Exercise brief
Read the material below and tally how many lines hold the word "this", giving the number and nothing else.

Provided records
_ _ _ _ _ _ _

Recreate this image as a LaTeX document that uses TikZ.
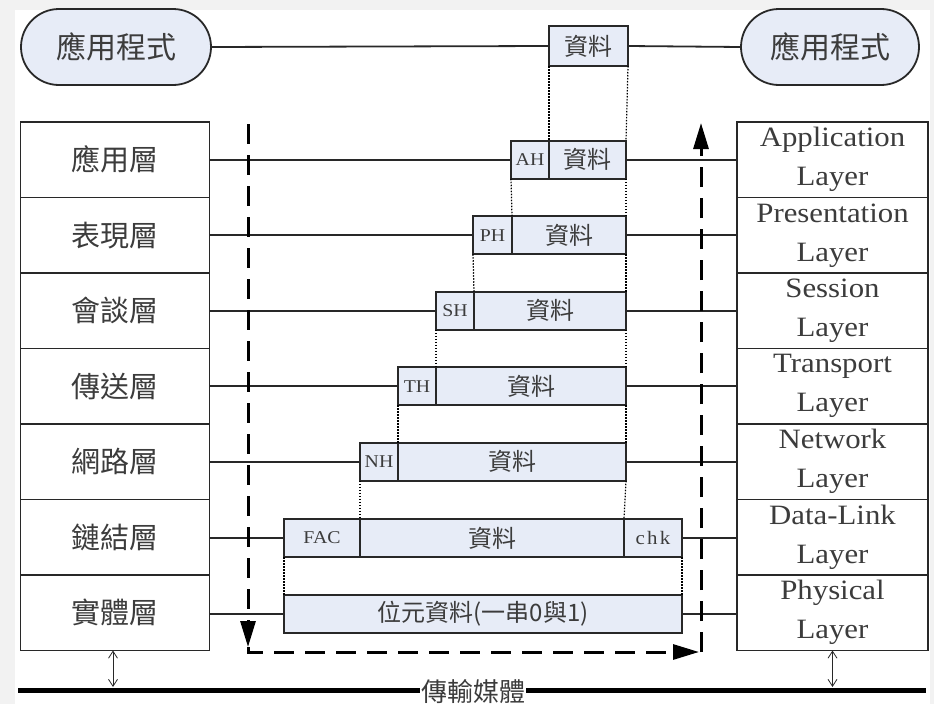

_ _ _ _ _ _ _

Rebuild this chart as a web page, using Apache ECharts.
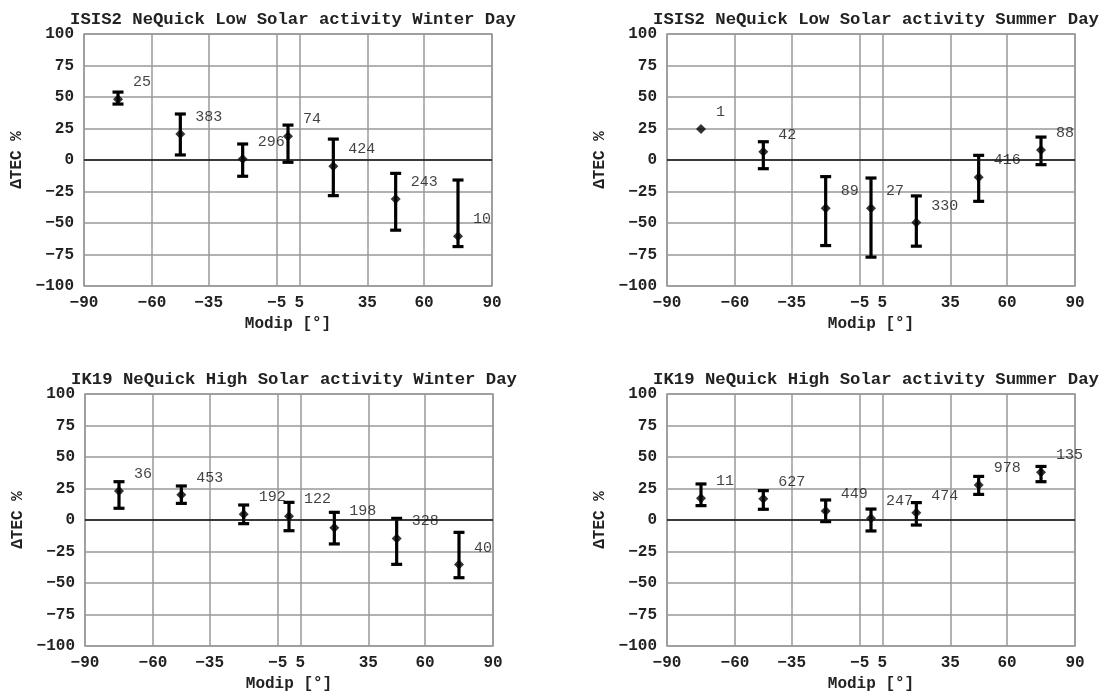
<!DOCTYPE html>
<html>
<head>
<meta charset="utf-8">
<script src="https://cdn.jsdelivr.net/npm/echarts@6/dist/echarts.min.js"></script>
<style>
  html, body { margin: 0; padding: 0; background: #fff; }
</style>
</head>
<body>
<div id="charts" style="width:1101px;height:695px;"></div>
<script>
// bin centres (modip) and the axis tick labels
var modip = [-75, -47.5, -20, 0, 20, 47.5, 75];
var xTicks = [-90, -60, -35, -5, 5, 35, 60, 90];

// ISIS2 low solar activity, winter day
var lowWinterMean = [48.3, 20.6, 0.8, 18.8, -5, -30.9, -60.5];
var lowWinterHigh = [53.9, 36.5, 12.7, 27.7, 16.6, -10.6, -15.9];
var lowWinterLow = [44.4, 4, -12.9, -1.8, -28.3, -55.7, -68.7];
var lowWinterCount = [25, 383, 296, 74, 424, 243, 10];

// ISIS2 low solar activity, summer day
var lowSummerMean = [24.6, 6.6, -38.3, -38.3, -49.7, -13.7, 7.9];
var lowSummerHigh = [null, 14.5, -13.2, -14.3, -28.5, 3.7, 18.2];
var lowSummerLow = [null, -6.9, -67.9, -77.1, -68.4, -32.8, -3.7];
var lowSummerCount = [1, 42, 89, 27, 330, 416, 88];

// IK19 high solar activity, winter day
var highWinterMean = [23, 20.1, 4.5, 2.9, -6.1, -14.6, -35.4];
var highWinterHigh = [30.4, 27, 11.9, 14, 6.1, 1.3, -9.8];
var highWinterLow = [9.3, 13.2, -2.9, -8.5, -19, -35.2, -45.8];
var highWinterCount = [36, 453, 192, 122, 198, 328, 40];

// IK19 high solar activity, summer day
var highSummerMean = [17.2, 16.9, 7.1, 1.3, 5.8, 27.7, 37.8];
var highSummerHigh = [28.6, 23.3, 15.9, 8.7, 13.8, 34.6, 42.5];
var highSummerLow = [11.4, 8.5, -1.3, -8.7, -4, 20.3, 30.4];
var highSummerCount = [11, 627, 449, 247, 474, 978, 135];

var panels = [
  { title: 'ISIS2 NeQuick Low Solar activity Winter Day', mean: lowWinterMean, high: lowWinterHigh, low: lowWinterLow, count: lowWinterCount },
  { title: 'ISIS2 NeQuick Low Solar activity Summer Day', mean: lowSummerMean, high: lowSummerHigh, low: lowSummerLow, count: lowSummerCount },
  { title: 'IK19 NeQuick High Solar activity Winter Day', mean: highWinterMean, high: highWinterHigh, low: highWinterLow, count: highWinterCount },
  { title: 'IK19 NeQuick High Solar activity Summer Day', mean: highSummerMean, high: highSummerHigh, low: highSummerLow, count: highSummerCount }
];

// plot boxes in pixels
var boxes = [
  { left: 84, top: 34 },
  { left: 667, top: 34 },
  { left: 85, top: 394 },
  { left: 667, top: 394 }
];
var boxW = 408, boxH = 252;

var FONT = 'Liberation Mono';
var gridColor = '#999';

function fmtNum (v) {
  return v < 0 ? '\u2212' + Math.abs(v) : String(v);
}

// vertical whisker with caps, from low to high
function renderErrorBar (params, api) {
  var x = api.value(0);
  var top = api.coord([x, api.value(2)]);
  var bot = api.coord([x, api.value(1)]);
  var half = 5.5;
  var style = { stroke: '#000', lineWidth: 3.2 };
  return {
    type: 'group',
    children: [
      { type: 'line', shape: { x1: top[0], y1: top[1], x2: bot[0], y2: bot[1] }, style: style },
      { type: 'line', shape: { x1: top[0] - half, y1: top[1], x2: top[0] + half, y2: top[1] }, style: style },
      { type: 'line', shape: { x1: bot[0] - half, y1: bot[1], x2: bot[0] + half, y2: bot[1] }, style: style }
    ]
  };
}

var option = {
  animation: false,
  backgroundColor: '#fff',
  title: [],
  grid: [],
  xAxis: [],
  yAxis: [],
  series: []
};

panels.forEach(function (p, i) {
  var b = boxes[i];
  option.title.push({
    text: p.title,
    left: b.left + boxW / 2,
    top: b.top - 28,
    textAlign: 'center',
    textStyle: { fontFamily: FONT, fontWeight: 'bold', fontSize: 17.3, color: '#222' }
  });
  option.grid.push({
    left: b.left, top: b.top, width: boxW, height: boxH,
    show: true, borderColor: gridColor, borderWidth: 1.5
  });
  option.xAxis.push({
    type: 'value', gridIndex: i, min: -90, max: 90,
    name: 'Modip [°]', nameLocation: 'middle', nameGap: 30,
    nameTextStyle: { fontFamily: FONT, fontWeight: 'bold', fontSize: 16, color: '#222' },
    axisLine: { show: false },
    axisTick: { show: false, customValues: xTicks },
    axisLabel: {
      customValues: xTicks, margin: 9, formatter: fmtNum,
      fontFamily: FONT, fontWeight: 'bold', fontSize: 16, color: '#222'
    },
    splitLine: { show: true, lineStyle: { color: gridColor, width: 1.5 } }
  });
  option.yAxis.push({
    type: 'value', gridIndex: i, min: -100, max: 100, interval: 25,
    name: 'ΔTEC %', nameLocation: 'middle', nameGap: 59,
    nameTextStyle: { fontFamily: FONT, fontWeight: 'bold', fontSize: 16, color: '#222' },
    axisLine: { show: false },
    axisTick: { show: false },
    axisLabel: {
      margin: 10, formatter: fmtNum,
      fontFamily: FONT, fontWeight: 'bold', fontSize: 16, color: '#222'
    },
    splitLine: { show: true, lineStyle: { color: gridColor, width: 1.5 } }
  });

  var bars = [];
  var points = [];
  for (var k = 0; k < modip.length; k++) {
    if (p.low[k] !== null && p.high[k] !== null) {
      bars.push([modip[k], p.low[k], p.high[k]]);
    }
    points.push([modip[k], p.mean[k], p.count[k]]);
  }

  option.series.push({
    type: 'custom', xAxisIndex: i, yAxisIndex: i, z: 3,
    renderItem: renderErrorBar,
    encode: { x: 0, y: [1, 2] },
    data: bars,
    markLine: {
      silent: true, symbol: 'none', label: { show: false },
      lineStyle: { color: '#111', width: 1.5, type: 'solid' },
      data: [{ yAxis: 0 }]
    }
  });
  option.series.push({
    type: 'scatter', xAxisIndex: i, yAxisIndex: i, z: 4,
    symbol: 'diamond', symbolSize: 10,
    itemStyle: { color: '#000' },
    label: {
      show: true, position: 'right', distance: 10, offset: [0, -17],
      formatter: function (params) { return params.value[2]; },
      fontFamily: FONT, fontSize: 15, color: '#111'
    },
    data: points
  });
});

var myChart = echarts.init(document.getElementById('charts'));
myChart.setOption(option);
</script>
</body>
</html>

_ _ _ _ _ _ _

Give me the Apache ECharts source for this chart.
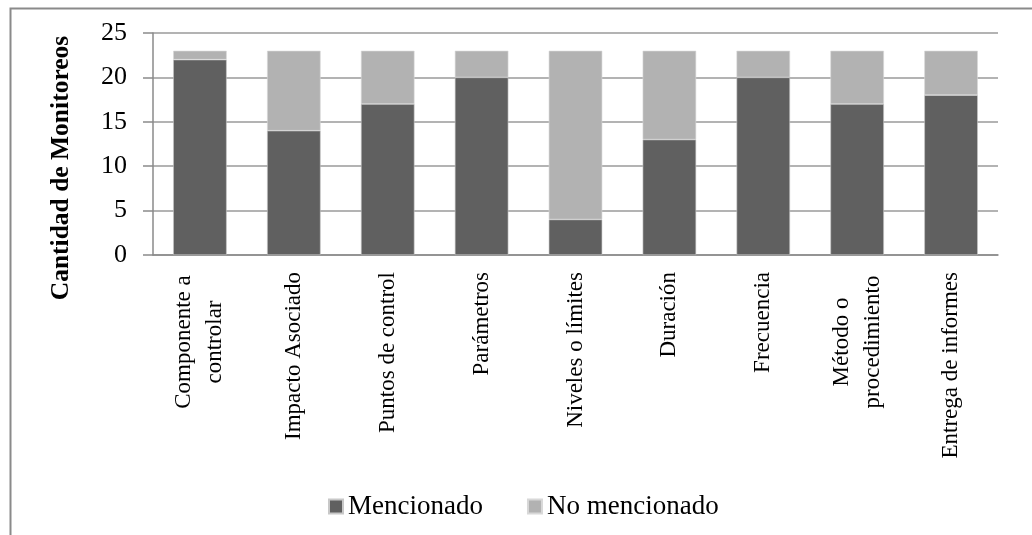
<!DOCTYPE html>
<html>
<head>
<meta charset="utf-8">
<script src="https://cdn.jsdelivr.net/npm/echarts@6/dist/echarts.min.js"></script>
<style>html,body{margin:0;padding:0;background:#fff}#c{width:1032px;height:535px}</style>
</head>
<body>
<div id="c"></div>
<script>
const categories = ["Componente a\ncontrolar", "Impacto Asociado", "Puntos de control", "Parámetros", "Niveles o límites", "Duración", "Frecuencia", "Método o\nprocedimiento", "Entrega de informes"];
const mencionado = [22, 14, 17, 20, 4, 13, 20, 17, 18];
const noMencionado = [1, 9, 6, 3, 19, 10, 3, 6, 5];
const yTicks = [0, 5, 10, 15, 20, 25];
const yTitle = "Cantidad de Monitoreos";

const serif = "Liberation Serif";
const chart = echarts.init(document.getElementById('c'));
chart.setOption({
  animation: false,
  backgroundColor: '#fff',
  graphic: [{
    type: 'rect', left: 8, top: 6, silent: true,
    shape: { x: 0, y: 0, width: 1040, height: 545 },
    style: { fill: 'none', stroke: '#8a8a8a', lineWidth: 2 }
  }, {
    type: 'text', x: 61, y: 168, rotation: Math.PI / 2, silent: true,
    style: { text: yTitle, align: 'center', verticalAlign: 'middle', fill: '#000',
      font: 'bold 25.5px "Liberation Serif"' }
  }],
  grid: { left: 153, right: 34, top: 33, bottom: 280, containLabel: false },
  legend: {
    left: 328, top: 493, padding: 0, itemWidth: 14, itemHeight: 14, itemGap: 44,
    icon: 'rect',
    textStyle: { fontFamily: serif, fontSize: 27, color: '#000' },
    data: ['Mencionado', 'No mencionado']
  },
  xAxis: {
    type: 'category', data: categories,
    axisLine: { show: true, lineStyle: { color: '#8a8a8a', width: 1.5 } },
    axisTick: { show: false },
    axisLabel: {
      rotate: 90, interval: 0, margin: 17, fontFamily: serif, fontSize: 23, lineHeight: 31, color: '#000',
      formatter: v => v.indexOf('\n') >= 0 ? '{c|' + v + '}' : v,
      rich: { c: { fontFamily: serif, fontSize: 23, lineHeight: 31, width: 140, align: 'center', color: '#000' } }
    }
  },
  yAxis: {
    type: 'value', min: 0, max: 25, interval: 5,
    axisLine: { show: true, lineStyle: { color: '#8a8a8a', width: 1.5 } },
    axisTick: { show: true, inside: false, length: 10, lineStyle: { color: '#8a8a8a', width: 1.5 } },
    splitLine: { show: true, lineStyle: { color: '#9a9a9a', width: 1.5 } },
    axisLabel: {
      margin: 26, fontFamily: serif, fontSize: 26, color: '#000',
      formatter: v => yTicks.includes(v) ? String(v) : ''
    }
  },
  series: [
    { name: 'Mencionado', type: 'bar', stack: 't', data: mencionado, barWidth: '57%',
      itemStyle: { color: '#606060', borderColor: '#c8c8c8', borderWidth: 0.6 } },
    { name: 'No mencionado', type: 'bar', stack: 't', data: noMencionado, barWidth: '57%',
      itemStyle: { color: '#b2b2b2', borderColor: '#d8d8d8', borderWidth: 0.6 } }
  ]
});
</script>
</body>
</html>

_ _ _ _ _ _ _

Output below
3